_STATED GOAL_
Quote every line as written. Omit pictures.

┌──

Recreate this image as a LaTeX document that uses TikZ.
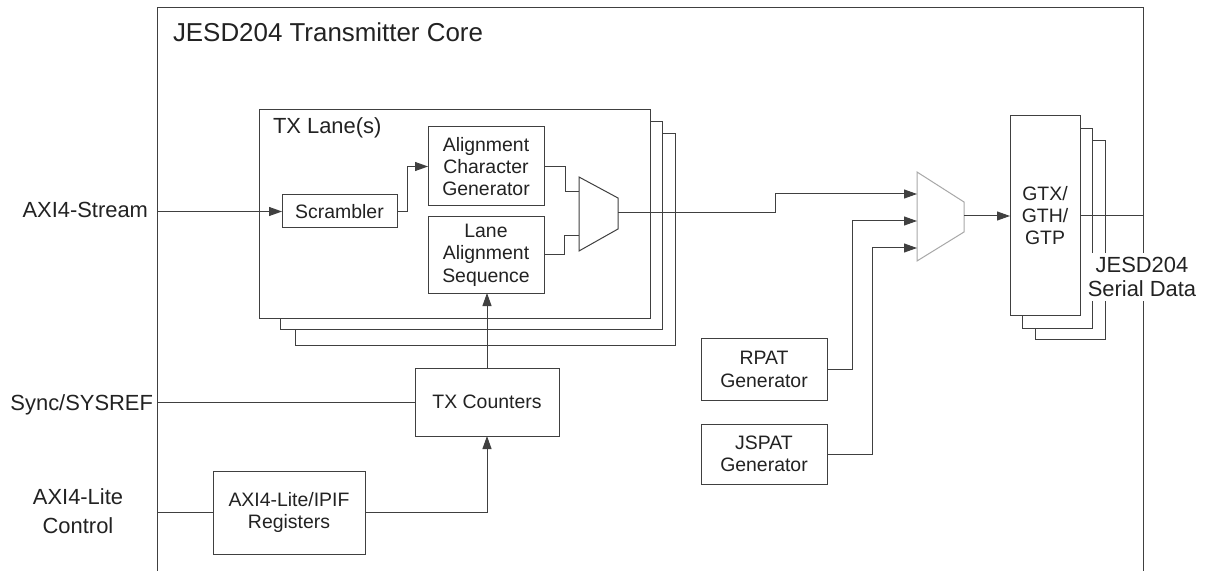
\documentclass[tikz,border=0pt]{standalone}
\usepackage{fontspec}
\setmainfont{Liberation Sans}
\usetikzlibrary{arrows.meta}
\definecolor{ln}{HTML}{404040}
\definecolor{tx}{HTML}{222222}
\definecolor{muxg}{HTML}{A8A8A8}
\begin{document}
\begin{tikzpicture}[x=1bp,y=-1bp,
  every node/.style={text=tx, inner sep=0pt, outer sep=0pt},
  blk/.style={draw=ln, line width=1bp, fill=white, align=center, font=\fontsize{19.5}{22.5}\selectfont},
  lbl/.style={align=center, font=\fontsize{22}{25}\selectfont},
  wire/.style={draw=ln, line width=1bp},
  arr/.style={wire, -{Triangle[length=13bp,width=9bp]}},
]
\useasboundingbox[fill=white] (0,0) rectangle (1207,571);

% core outline (open at bottom)
\draw[wire] (157,571) -- (157,8) -- (1143,8) -- (1143,571);
\node[font=\fontsize{26}{30}\selectfont, anchor=base west] (title) at (173,42) {JESD204 Transmitter Core};

% TX lane stack
\node[blk, minimum width=380bp, minimum height=211bp] (lane3) at (485,239.5) {};
\node[blk, minimum width=382bp, minimum height=207bp] (lane2) at (471,225.5) {};
\node[blk, minimum width=391bp, minimum height=208bp] (lane1) at (454.5,214) {};
\node[lbl, anchor=base west] (lanelbl) at (273,134) {TX Lane(s)};

\node[blk, minimum width=115bp, minimum height=33bp] (scr) at (339.5,211.5) {Scrambler};
\node[blk, minimum width=116bp, minimum height=79bp] (acg) at (486,166.5) {Alignment\\Character\\Generator};
\node[blk, minimum width=116bp, minimum height=76bp] (las) at (486,255) {Lane\\Alignment\\Sequence};

% lane mux
\draw[wire, fill=white] (579,177) -- (618,198) -- (618,229) -- (579,251) -- cycle;
\coordinate (m1a) at (579,192);
\coordinate (m1b) at (579,236);
\coordinate (m1o) at (618,213);

% lower blocks
\node[blk, minimum width=144bp, minimum height=68bp] (cnt) at (487,402) {TX Counters};
\node[blk, minimum width=152bp, minimum height=83bp] (regs) at (289,512.5) {AXI4-Lite/IPIF\\Registers};
\node[blk, minimum width=126bp, minimum height=61bp] (rpat) at (764,369.5) {RPAT\\Generator};
\node[blk, minimum width=126bp, minimum height=60bp] (jspat) at (764,454) {JSPAT\\Generator};

% outer mux
\draw[draw=muxg, line width=1bp, fill=white] (917,172) -- (964,202) -- (964,232) -- (917,261) -- cycle;
\coordinate (m2a) at (917,194);
\coordinate (m2b) at (917,221);
\coordinate (m2c) at (917,248);
\coordinate (m2o) at (964,216);

% GTX stack
\node[blk, minimum width=70bp, minimum height=198bp] (gtx3) at (1070,240) {};
\node[blk, minimum width=70bp, minimum height=199bp] (gtx2) at (1057,228.5) {};
\node[blk, minimum width=70bp, minimum height=199bp] (gtx1) at (1045,215.5) {GTX/\\GTH/\\GTP};

% external inputs
\coordinate (inS) at (157,211.5);
\coordinate (inY) at (157,402);
\coordinate (inL) at (157,512.5);
\coordinate (outR) at (1143,216);
\node[lbl, anchor=base east] (lstream) at (148,218) {AXI4-Stream};
\node[lbl, anchor=base east] (lsync) at (153,410) {Sync/SYSREF};
\node[lbl, font=\fontsize{22}{29}\selectfont] (llite) at (78,511) {AXI4-Lite\\Control};

% connectors
\draw[arr] (inS) -- (scr.west);
\draw[arr] (scr.east) -- ++(10,0) |- (acg.west);
\draw[wire] (acg.east) -- ++(21,0) |- (m1a);
\draw[wire] (las.east) -- ++(20,0) |- (m1b);
\draw[arr] (m1o) -- ++(157,0) |- (m2a);
\draw[arr] (rpat.east) -- ++(25,0) |- (m2b);
\draw[arr] (jspat.east) -- ++(45,0) |- (m2c);
\draw[arr] (m2o) -- (m2o -| gtx1.west);
\draw[wire] (gtx1.east |- outR) -- (outR);
\draw[wire] (inY) -- (cnt.west);
\draw[arr] (cnt.north) -- (las.south -| cnt.north);
\draw[wire] (inL) -- (regs.west);
\draw[arr] (regs.east) -| (cnt.south);

% output label
\node[lbl, fill=white, inner xsep=2bp, inner ysep=4bp] (ljesd) at (1142,277) {JESD204\\Serial Data};
\end{tikzpicture}
\end{document}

└──

_RIGHT ANSWER_
Recreate this image as a LaTeX document that uses TikZ.
\documentclass[tikz,border=0pt]{standalone}
\usepackage{fontspec}
\setmainfont{Liberation Sans}
\usetikzlibrary{arrows.meta}
\definecolor{ln}{HTML}{404040}
\definecolor{tx}{HTML}{222222}
\definecolor{muxg}{HTML}{A8A8A8}
\begin{document}
\begin{tikzpicture}[x=1bp,y=-1bp,
  every node/.style={text=tx, inner sep=0pt, outer sep=0pt},
  blk/.style={draw=ln, line width=1bp, fill=white, align=center, font=\fontsize{19.5}{22.5}\selectfont},
  lbl/.style={align=center, font=\fontsize{22}{25}\selectfont},
  wire/.style={draw=ln, line width=1bp},
  arr/.style={wire, -{Triangle[length=13bp,width=9bp]}},
]
\useasboundingbox[fill=white] (0,0) rectangle (1207,571);

% core outline (open at bottom)
\draw[wire] (157,571) -- (157,8) -- (1143,8) -- (1143,571);
\node[font=\fontsize{26}{30}\selectfont, anchor=base west] (title) at (173,42) {JESD204 Transmitter Core};

% TX lane stack
\node[blk, minimum width=380bp, minimum height=211bp] (lane3) at (485,239.5) {};
\node[blk, minimum width=382bp, minimum height=207bp] (lane2) at (471,225.5) {};
\node[blk, minimum width=391bp, minimum height=208bp] (lane1) at (454.5,214) {};
\node[lbl, anchor=base west] (lanelbl) at (273,134) {TX Lane(s)};

\node[blk, minimum width=115bp, minimum height=33bp] (scr) at (339.5,211.5) {Scrambler};
\node[blk, minimum width=116bp, minimum height=79bp] (acg) at (486,166.5) {Alignment\\Character\\Generator};
\node[blk, minimum width=116bp, minimum height=76bp] (las) at (486,255) {Lane\\Alignment\\Sequence};

% lane mux
\draw[wire, fill=white] (579,177) -- (618,198) -- (618,229) -- (579,251) -- cycle;
\coordinate (m1a) at (579,192);
\coordinate (m1b) at (579,236);
\coordinate (m1o) at (618,213);

% lower blocks
\node[blk, minimum width=144bp, minimum height=68bp] (cnt) at (487,402) {TX Counters};
\node[blk, minimum width=152bp, minimum height=83bp] (regs) at (289,512.5) {AXI4-Lite/IPIF\\Registers};
\node[blk, minimum width=126bp, minimum height=61bp] (rpat) at (764,369.5) {RPAT\\Generator};
\node[blk, minimum width=126bp, minimum height=60bp] (jspat) at (764,454) {JSPAT\\Generator};

% outer mux
\draw[draw=muxg, line width=1bp, fill=white] (917,172) -- (964,202) -- (964,232) -- (917,261) -- cycle;
\coordinate (m2a) at (917,194);
\coordinate (m2b) at (917,221);
\coordinate (m2c) at (917,248);
\coordinate (m2o) at (964,216);

% GTX stack
\node[blk, minimum width=70bp, minimum height=198bp] (gtx3) at (1070,240) {};
\node[blk, minimum width=70bp, minimum height=199bp] (gtx2) at (1057,228.5) {};
\node[blk, minimum width=70bp, minimum height=199bp] (gtx1) at (1045,215.5) {GTX/\\GTH/\\GTP};

% external inputs
\coordinate (inS) at (157,211.5);
\coordinate (inY) at (157,402);
\coordinate (inL) at (157,512.5);
\coordinate (outR) at (1143,216);
\node[lbl, anchor=base east] (lstream) at (148,218) {AXI4-Stream};
\node[lbl, anchor=base east] (lsync) at (153,410) {Sync/SYSREF};
\node[lbl, font=\fontsize{22}{29}\selectfont] (llite) at (78,511) {AXI4-Lite\\Control};

% connectors
\draw[arr] (inS) -- (scr.west);
\draw[arr] (scr.east) -- ++(10,0) |- (acg.west);
\draw[wire] (acg.east) -- ++(21,0) |- (m1a);
\draw[wire] (las.east) -- ++(20,0) |- (m1b);
\draw[arr] (m1o) -- ++(157,0) |- (m2a);
\draw[arr] (rpat.east) -- ++(25,0) |- (m2b);
\draw[arr] (jspat.east) -- ++(45,0) |- (m2c);
\draw[arr] (m2o) -- (m2o -| gtx1.west);
\draw[wire] (gtx1.east |- outR) -- (outR);
\draw[wire] (inY) -- (cnt.west);
\draw[arr] (cnt.north) -- (las.south -| cnt.north);
\draw[wire] (inL) -- (regs.west);
\draw[arr] (regs.east) -| (cnt.south);

% output label
\node[lbl, fill=white, inner xsep=2bp, inner ysep=4bp] (ljesd) at (1142,277) {JESD204\\Serial Data};
\end{tikzpicture}
\end{document}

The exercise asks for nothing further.